Hoge Raad, 10-11-1993, ZC5501, 28512
Hoge Raad, 10-11-1993, ZC5501, 28512
Gegevens
- Instantie
- Hoge Raad
- Datum uitspraak
- 10 november 1993
- Datum publicatie
- 8 april 2013
- Zaaknummer
- 28512
- Relevante informatie
- Internationaal Verdrag inzake burgerrechten en politieke rechten, New York, 16-12-1966 [Tekst geldig vanaf 11-03-1979] art. 26, Successiewet 1956 [Tekst geldig vanaf 01-01-2023 tot 01-01-2024] art. 24, Successiewet 1956 [Tekst geldig vanaf 01-01-2023 tot 01-01-2024] art. 25, Successiewet 1956 [Tekst geldig vanaf 01-01-2023 tot 01-01-2024] art. 32, 25 SW, 24 SW (oud), 25 SW (oud), 26 SW (oud), 32 SW (oud)
Uitspraak
ARREST
gewezen op het beroep in cassatie van de Staatssecretaris van Financiën tegen de uitspraak van het Gerechtshof te Arnhem van 9 oktober 1991 betreffende de aan X en X-Y, beiden wonende te Z opgelegde aanslag in het recht van successie ter zake van hun verkrijging uit de nalatenschap van AX, overleden te Q op 15 januari 1988.

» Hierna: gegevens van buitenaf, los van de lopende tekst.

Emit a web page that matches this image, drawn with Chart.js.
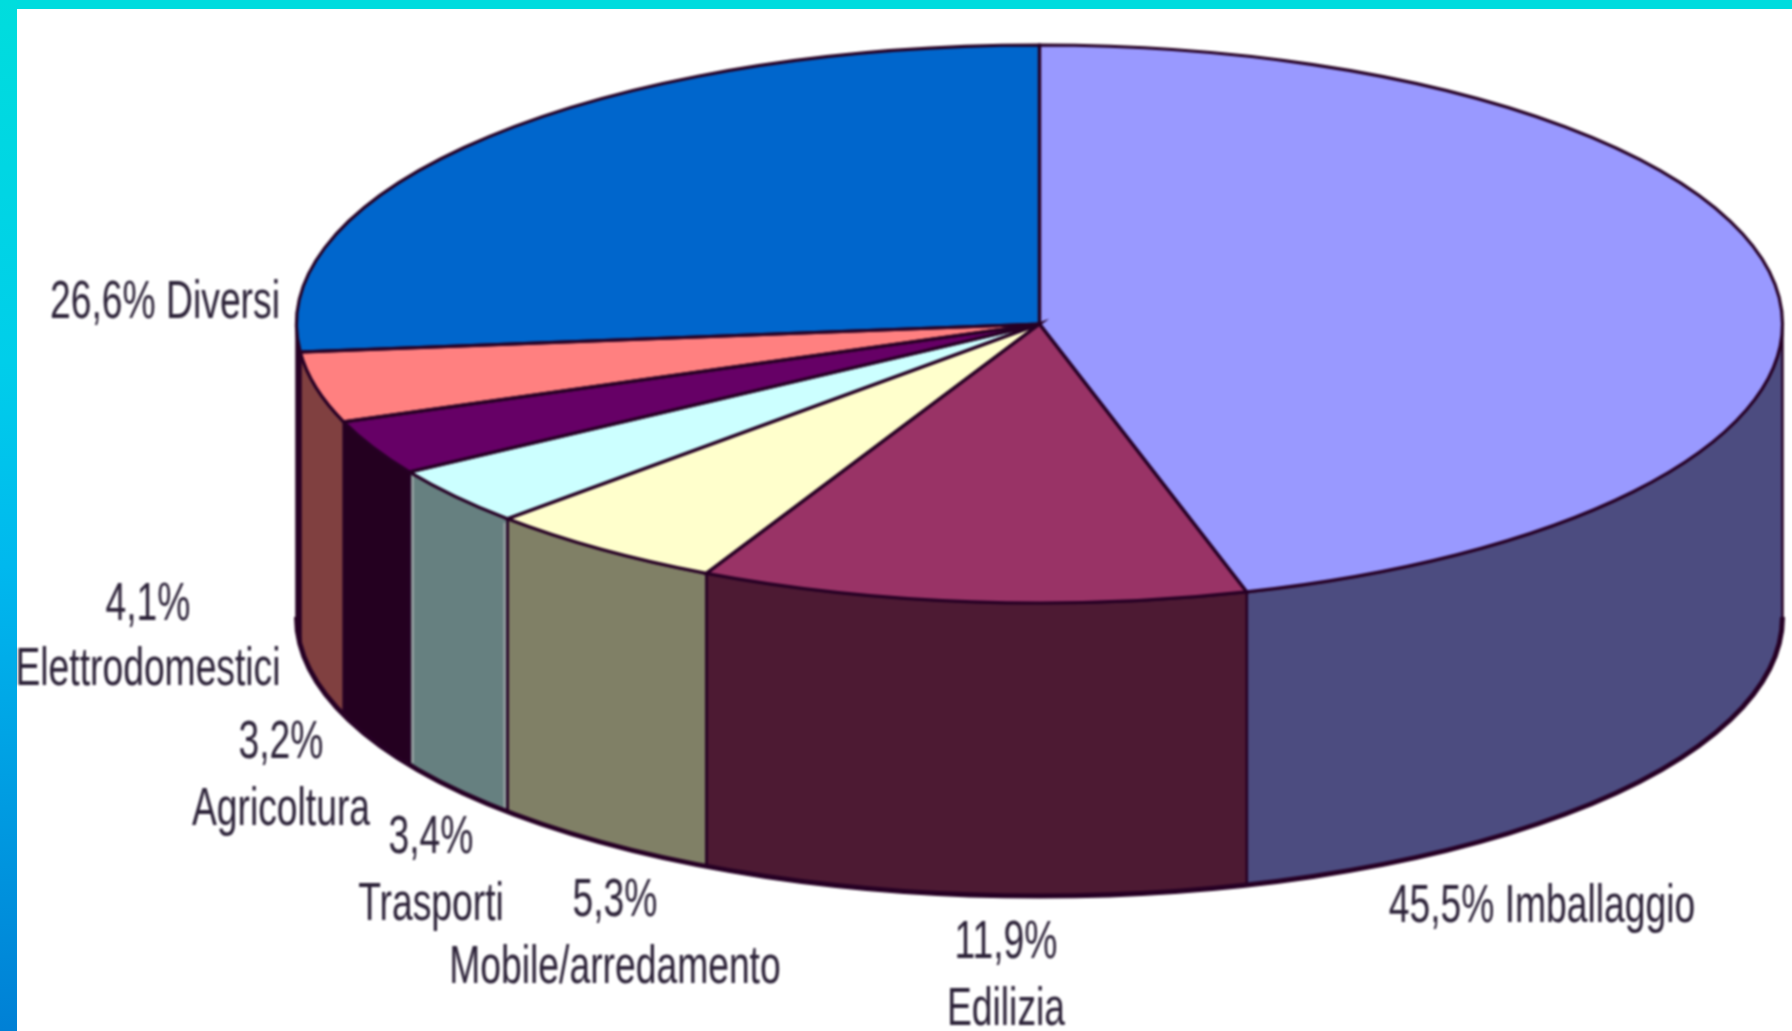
<!DOCTYPE html>
<html>
<head>
<meta charset="utf-8">
<script src="https://cdn.jsdelivr.net/npm/chart.js@4"></script>
<style>
  html,body{margin:0;padding:0;background:#fff;width:1792px;height:1031px;overflow:hidden}
  #top{position:absolute;left:0;top:0;width:1792px;height:9px;background:#00DCDE}
  #left{position:absolute;left:0;top:0;width:17px;height:1031px;
        background:linear-gradient(to bottom,#00DDDD 0%,#00CEEA 35%,#00B8EE 55%,#0080D5 100%)}
  #c{position:absolute;left:0;top:0;width:1792px;height:1031px;filter:blur(1px)}
</style>
</head>
<body>
<div id="top"></div><div id="left"></div>
<canvas id="c" width="1792" height="1031"></canvas>
<script>
const categories = ['Imballaggio','Edilizia','Mobile/arredamento','Trasporti','Agricoltura','Elettrodomestici','Diversi'];
const values = [45.5, 11.9, 5.3, 3.4, 3.2, 4.1, 26.6];
const topColors = ['#9999FF','#993366','#FFFFCC','#CCFFFF','#660066','#FF8080','#0066CC'];
const wallColors = ['#4C4C80','#4D1A33','#808066','#668080','#240020','#804040','#260024'];

// Layout of the drawing (pixels)
const CX = 1039.5, CY = 324, RX = 743, RY = 279, DEPTH = 293;
const TILT = RY / RX;
const INK = '#260024';
// Label anchors: [centre x, baseline y of first line, baseline of second line or null]
const labelPos = [
  [1542, 922, null],
  [1006, 958, 1025],
  [615, 916, 983],
  [431, 853, 920],
  [281, 758, 825],
  [148, 620, 685],
  [165, 318, null]
];
const FONT_PX = 54, SQUEEZE = 0.69;

const pct = v => v.toFixed(1).replace('.', ',') + '%';

const pie3d = {
  id: 'pie3d',
  beforeDatasetsDraw(chart) {
    const ctx = chart.ctx, arcs = chart.getDatasetMeta(0).data;
    ctx.save();
    arcs.forEach((a, i) => {
      const s = Math.max(a.startAngle, 0), e = Math.min(a.endAngle, Math.PI);
      if (e <= s) return;
      ctx.beginPath();
      ctx.ellipse(CX, CY, RX, RY, 0, s, e);
      ctx.ellipse(CX, CY + DEPTH, RX, RY, 0, e, s, true);
      ctx.closePath();
      ctx.fillStyle = wallColors[i];
      ctx.fill();
      ctx.lineWidth = 2.5;
      ctx.strokeStyle = INK;
      ctx.stroke();
    });
    // pale highlights beside two of the wall seams
    [[arcs[3].endAngle, 3], [arcs[2].endAngle, -3]].forEach(([ang, dx]) => {
      const x = CX + RX * Math.cos(ang) + dx, y = CY + RY * Math.sin(ang);
      ctx.beginPath();
      ctx.moveTo(x, y + 4);
      ctx.lineTo(x, y + DEPTH - 2);
      ctx.lineWidth = 2;
      ctx.strokeStyle = '#A0A8A8';
      ctx.stroke();
    });
    // heavier bottom rim
    ctx.beginPath();
    ctx.ellipse(CX, CY + DEPTH, RX, RY, 0, 0, Math.PI);
    ctx.lineWidth = 5;
    ctx.strokeStyle = INK;
    ctx.stroke();
    ctx.restore();
    // flatten the library's own pie into the tilted top face
    const a0 = arcs[0];
    ctx.save();
    ctx.translate(CX, CY);
    ctx.scale(1, TILT);
    ctx.translate(-a0.x, -a0.y);
  },
  afterDatasetsDraw(chart) {
    const ctx = chart.ctx, arcs = chart.getDatasetMeta(0).data;
    // outlines: path in tilted space, stroked with an untransformed pen
    arcs.forEach(a => {
      ctx.beginPath();
      ctx.moveTo(a.x, a.y);
      ctx.arc(a.x, a.y, a.outerRadius, a.startAngle, a.endAngle);
      ctx.closePath();
      ctx.save();
      ctx.setTransform(chart.currentDevicePixelRatio, 0, 0, chart.currentDevicePixelRatio, 0, 0);
      ctx.lineWidth = 3.2;
      ctx.strokeStyle = INK;
      ctx.stroke();
      ctx.restore();
    });
    ctx.restore();
  },
  afterDraw(chart) {
    const ctx = chart.ctx;
    ctx.save();
    ctx.fillStyle = '#2C2238';
    ctx.textAlign = 'center';
    ctx.textBaseline = 'alphabetic';
    ctx.font = FONT_PX + 'px "Liberation Sans"';
    const put = (t, x, y) => {
      ctx.save();
      ctx.translate(x, y);
      ctx.scale(SQUEEZE, 1);
      ctx.fillText(t, 0, 0);
      ctx.restore();
    };
    categories.forEach((name, i) => {
      const [x, y1, y2] = labelPos[i];
      if (y2 === null) {
        put(pct(values[i]) + ' ' + name, x, y1);
      } else {
        put(pct(values[i]), x, y1);
        put(name, x, y2);
      }
    });
    ctx.restore();
  }
};

new Chart(document.getElementById('c'), {
  type: 'pie',
  data: {
    labels: categories,
    datasets: [{
      data: values,
      backgroundColor: topColors,
      borderWidth: 0,
      radius: RX,
      clip: false
    }]
  },
  options: {
    responsive: false,
    devicePixelRatio: 1,
    animation: false,
    events: [],
    layout: { padding: 0 },
    plugins: { legend: { display: false }, tooltip: { enabled: false } }
  },
  plugins: [pie3d]
});
</script>
</body>
</html>
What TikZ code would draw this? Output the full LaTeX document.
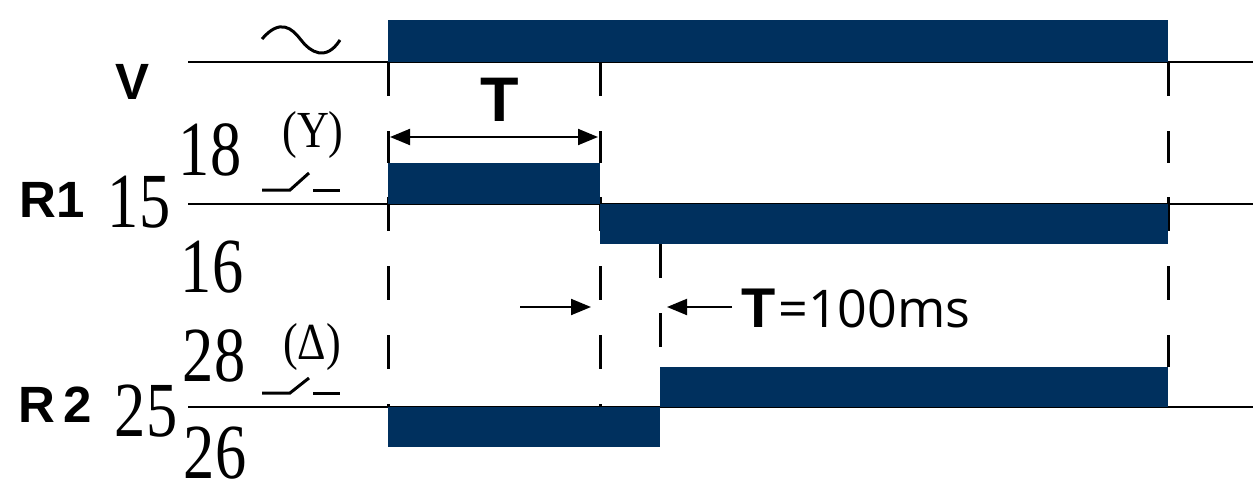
\documentclass[tikz,border=0pt]{standalone}
\usepackage{fontspec}
\setmainfont{Liberation Serif}
\setsansfont{Liberation Sans}
\newfontfamily\lightsans{Open Sans}
\usetikzlibrary{arrows.meta}
\definecolor{barblue}{RGB}{0,48,94}
\newcommand{\narrow}[1]{\scalebox{0.8}[1]{#1}}
\begin{document}
\begin{tikzpicture}[x=1pt,y=-1pt,
  sig/.style={line width=2pt,black},
  bar/.style={fill=barblue},
  gridline/.style={line width=3pt,dash pattern=on 34pt off 35pt},
  num/.style={inner sep=0pt,font=\fontsize{78}{80}\selectfont},
  paren/.style={inner sep=0pt,font=\fontsize{52}{54}\selectfont},
  lab/.style={inner sep=0pt,font=\sffamily\bfseries\fontsize{51}{52}\selectfont},
  sw/.style={line width=3pt},
  tip/.style={-{Triangle[length=20pt,width=16pt]}, line width=2pt},
  dtip/.style={{Triangle[length=20pt,width=16pt]}-{Triangle[length=20pt,width=16pt]}, line width=2pt}
]
\useasboundingbox (0,0) rectangle (1253,485);

% signal baselines
\draw[sig] (188,62) -- (1253,62);
\draw[sig] (188,204) -- (1253,204);
\draw[sig] (188,407) -- (1253,407);

% dashed time markers
\draw[gridline] (388,62) -- (388,163);
\draw[gridline] (388,197) -- (388,407);
\draw[gridline] (600,62) -- (600,163);
\draw[gridline] (600,197) -- (600,407);
\draw[gridline] (660,244) -- (660,367);
\draw[gridline] (1168,62) -- (1168,163);
\draw[gridline] (1168,197) -- (1168,367);

% bars
\fill[bar] (388,20) rectangle (1168,62);
\fill[bar] (388,163) rectangle (600,204);
\fill[bar] (600,204) rectangle (1168,244);
\fill[bar] (388,407) rectangle (660,447);
\fill[bar] (660,367) rectangle (1168,407);

% labels
\node[lab] (V) at (133,82) {V};
\node[lab] (R1) at (52,200) {R1};
\node[lab] (R2) at (55,405) {R\,2};
\node[num] (n15) at (139,202) {\narrow{15}};
\node[num] (n18) at (210,150) {\narrow{18}};
\node[num] (n16) at (212,267) {\narrow{16}};
\node[num] (n25) at (146,411) {\narrow{25}};
\node[num] (n28) at (214,356) {\narrow{28}};
\node[num] (n26) at (215,453) {\narrow{26}};
\node[paren] (Y) at (313,135) {\scalebox{0.85}[1]{(Y)}};
\node[paren] (D) at (312,347) {\scalebox{0.85}[1]{(Δ)}};

% tilde
\draw[line width=3pt] (262,39) .. controls (280,18) and (292,28) .. (301,40)
  .. controls (310,52) and (326,62) .. (340,40);

% switch symbols
\draw[sw] (262,190) -- (290,190) -- (309,173);
\draw[sw] (313,190) -- (340,190);
\draw[sw] (262,393) -- (290,393) -- (309,378);
\draw[sw] (313,393) -- (340,393);

% T span
\node[inner sep=0pt,font=\sffamily\bfseries\fontsize{63}{64}\selectfont] (T) at (500,100) {T};
\coordinate (ta) at (390,137);
\coordinate (tb) at (598,137);
\draw[dtip] (ta) -- (tb);

% T = 100ms
\coordinate (aL1) at (520,307);
\coordinate (aL2) at (591,307);
\coordinate (aR1) at (732,307);
\coordinate (aR2) at (667,307);
\draw[tip] (aL1) -- (aL2);
\draw[tip] (aR1) -- (aR2);
\node[inner sep=0pt,anchor=base west] (Tms) at (741,327)
  {{\sffamily\bfseries\fontsize{56}{58}\selectfont T}{\lightsans\fontsize{52}{54}\selectfont\hspace{3pt}=100ms}};
\end{tikzpicture}
\end{document}
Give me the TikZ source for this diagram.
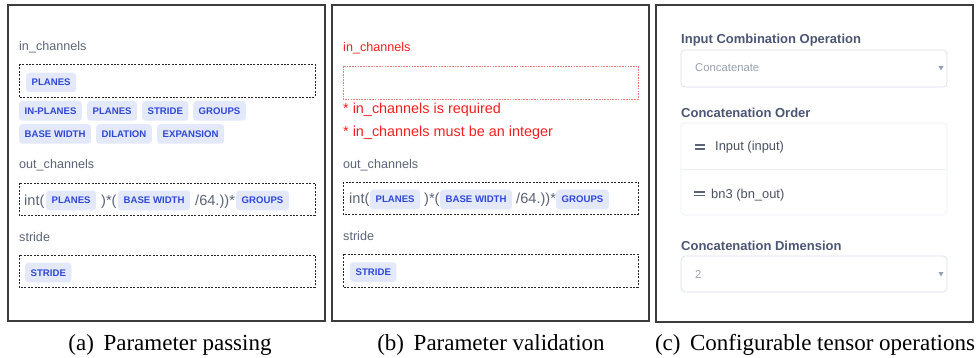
\documentclass[tikz,border=0pt]{standalone}
\usepackage{fontspec}
\setmainfont{Liberation Serif}
\newfontfamily\ui{Liberation Sans}
\definecolor{panelc}{HTML}{3C3C3C}
\definecolor{lblc}{HTML}{5B6477}
\definecolor{chipbg}{HTML}{E4E8FB}
\definecolor{chipfg}{HTML}{2E48D6}
\definecolor{errc}{HTML}{F51E1E}
\definecolor{errbox}{HTML}{F07A7A}
\definecolor{headc}{HTML}{4B5675}
\definecolor{selbd}{HTML}{D9DEE6}
\definecolor{listbd}{HTML}{ECEFF3}
\definecolor{greytxt}{HTML}{97A0B0}
\definecolor{itemc}{HTML}{4A5163}
\begin{document}
\begin{tikzpicture}[x=1pt,y=-1pt,
  panel/.style={draw=panelc, line width=1.3pt},
  lbl/.style={anchor=base west, inner sep=0pt, font=\ui\fontsize{12.6}{14}\selectfont, text=lblc},
  errtxt/.style={anchor=base west, inner sep=0pt, font=\ui\fontsize{14.4}{16}\selectfont, text=errc},
  expr/.style={anchor=base west, inner sep=0pt, font=\ui\fontsize{14.6}{16}\selectfont, text=lblc},
  chip/.style={anchor=west, fill=chipbg, rounded corners=3pt, text=chipfg,
     font=\ui\bfseries\fontsize{9.6}{11}\selectfont, inner xsep=5.5pt, inner ysep=0pt,
     text height=7pt, text depth=0pt, minimum height=19.5pt},
  fieldbox/.style={draw=black!85, dash pattern=on 2pt off 1.4pt, line width=0.8pt},
  errfield/.style={draw=errbox, dash pattern=on 1.6pt off 1.1pt, line width=0.9pt},
  head/.style={anchor=base west, inner sep=0pt, font=\ui\bfseries\fontsize{13}{15}\selectfont, text=headc},
  selbox/.style={draw=selbd, line width=0.7pt, rounded corners=4pt, fill=white},
  listbox/.style={draw=listbd, line width=0.7pt, rounded corners=4pt, fill=white},
  seltxt/.style={anchor=base west, inner sep=0pt, font=\ui\fontsize{11.3}{13}\selectfont, text=greytxt},
  itemtxt/.style={anchor=base west, inner sep=0pt, font=\ui\fontsize{12.9}{15}\selectfont, text=itemc},
  handle/.style={draw=lblc, line width=1.2pt},
  tri/.style={fill=greytxt, draw=none},
  captxt/.style={anchor=base, inner sep=0pt, font=\fontsize{23}{26}\selectfont, text=black}
]
\useasboundingbox (0,0) rectangle (979,358);

% ---------------- panel (a)
\draw[panel] (8,5) rectangle (325,321);
\node[lbl] (ainl) at (19,51) {in\_channels};
\draw[fieldbox] (19,64) rectangle (315,97);
\node[chip] (ain1) at (26,82.5) {PLANES};
\node[chip] (ac1) at (19,111) {IN-PLANES};
\node[chip] (ac2) at (87,111) {PLANES};
\node[chip] (ac3) at (142,111) {STRIDE};
\node[chip] (ac4) at (193,111) {GROUPS};
\node[chip] (ac5) at (19,134) {BASE WIDTH};
\node[chip] (ac6) at (96,134) {DILATION};
\node[chip] (ac7) at (157,134) {EXPANSION};
\node[lbl] (aoutl) at (19,169) {out\_channels};
\draw[fieldbox] (19,183) rectangle (315,215);
\node[expr] (ae1) at (24,205) {int(};
\node[chip] (ae2) at (46,200.5) {PLANES};
\node[expr] (ae3) at (101,205) {)*(};
\node[chip] (ae4) at (118,200.5) {BASE WIDTH};
\node[expr] (ae5) at (195,205) {/64.))*};
\node[chip] (ae6) at (236,200.5) {GROUPS};
\node[lbl] (astl) at (19,241) {stride};
\draw[fieldbox] (19,255) rectangle (315,287);
\node[chip] (ast) at (25,272.5) {STRIDE};

% ---------------- panel (b)
\draw[panel] (332,5) rectangle (649,321);
\node[lbl, text=errc] (binl) at (343,52) {in\_channels};
\draw[errfield] (343,66) rectangle (638,99);
\node[errtxt] (berr1) at (343,114) {* in\_channels is required};
\node[errtxt] (berr2) at (343,137) {* in\_channels must be an integer};
\node[lbl] (boutl) at (343,168) {out\_channels};
\draw[fieldbox] (343,182) rectangle (638,214);
\node[expr] (be1) at (349,204) {int(};
\node[chip] (be2) at (370,199.5) {PLANES};
\node[expr] (be3) at (424,204) {)*(};
\node[chip] (be4) at (440,199.5) {BASE WIDTH};
\node[expr] (be5) at (516,204) {/64.))*};
\node[chip] (be6) at (556,199.5) {GROUPS};
\node[lbl] (bstl) at (343,240) {stride};
\draw[fieldbox] (343,254) rectangle (638,287);
\node[chip] (bst) at (350,272) {STRIDE};

% ---------------- panel (c)
\draw[panel] (656,5) rectangle (973,322);
\node[head] (ch1) at (681,43.5) {Input Combination Operation};
\draw[selbox] (681,50) rectangle (947,87);
\node[seltxt] (cs1) at (695,72) {Concatenate};
\fill[tri] (938.5,66) -- (943.5,66) -- (941,70.5) -- cycle;
\node[head] (ch2) at (681,117.5) {Concatenation Order};
\draw[listbox] (681,123) rectangle (947,215);
\draw[draw=listbd, line width=0.7pt] (681,169) -- (947,169);
\draw[handle] (695,145) -- (705,145);
\draw[handle] (695,149) -- (705,149);
\node[itemtxt] (ci1) at (715,151) {Input (input)};
\draw[handle] (694,192) -- (705,192);
\draw[handle] (694,195.5) -- (705,195.5);
\node[itemtxt] (ci2) at (711,198) {bn3 (bn\_out)};
\node[head] (ch3) at (681,250) {Concatenation Dimension};
\draw[selbox] (681,256) rectangle (947,292);
\node[seltxt] (cs2) at (695,278) {2};
\fill[tri] (938.5,272) -- (943.5,272) -- (941,276.5) -- cycle;

% ---------------- captions
\node[captxt] (capa) at (170,350) {(a)\, Parameter passing};
\node[captxt] (capb) at (491,350) {(b)\, Parameter validation};
\node[captxt] (capc) at (815,350) {(c)\, Configurable tensor operations};
\end{tikzpicture}
\end{document}
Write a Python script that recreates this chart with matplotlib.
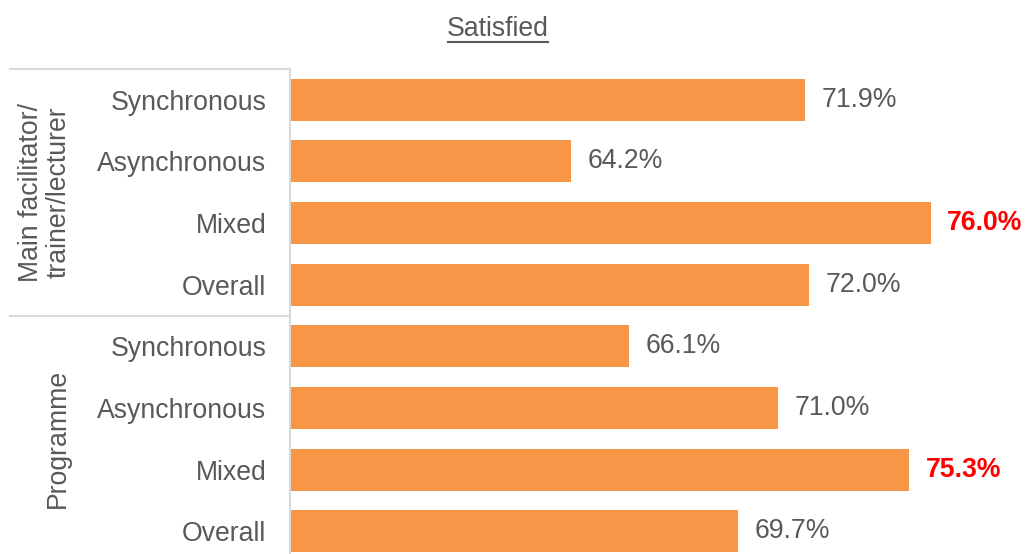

1. Aanslag, bezwaar en geding voor het Hof
Aan belanghebbenden is ter zake van hun verkrijging uit voormelde nalatenschap een aanslag in het recht van successie opgelegd tot een bedrag van f 88.403 welke aanslag, na daartegen gemaakt bezwaar, bij uitspraak van de Inspecteur is gehandhaafd.
Belanghebbenden zijn van de uitspraak van de Inspecteur in beroep gekomen bij het Hof.
Het Hof heeft die uitspraak vernietigd en de aanslag verminderd tot een bedrag van f 43.680. De uitspraak van het Hof is aan dit arrest gehecht.
2. Geding in cassatie
De Staatssecretaris van Financiën heeft tegen de uitspraak van het Hof beroep in cassatie ingesteld. Het beroepschrift in cassatie is aan dit arrest gehecht en maakt daarvan deel uit.
Belanghebbenden hebben een vertoogschrift ingediend.
De Advocaat-Generaal Moltmaker heeft op 10 maart 1993 geconcludeerd tot verwerping van het beroep.
3. De ontvankelijkheid van het cassatieberoep
Door belanghebbenden is betoogd dat de Staatssecretaris in zijn beroep niet-ontvankelijk verklaard dient te worden omdat het beroepschrift niet uiterlijk op 8 december 1992 ter griffie van het Hof is ontvangen maar eerst op 9 december 1992 ter griffie van de Hoge Raad. Dit betoog faalt, gelet op het bepaalde in artikel 21, lid 1, van de Wet administratieve rechtspraak belastingzaken, alsmede in aanmerking genomen dat de termijn voor het indienen van een beroepschrift in cassatie niet, zoals belanghebbenden klaarblijkelijk menen, eindigde op 8 maar op 9 december 1992.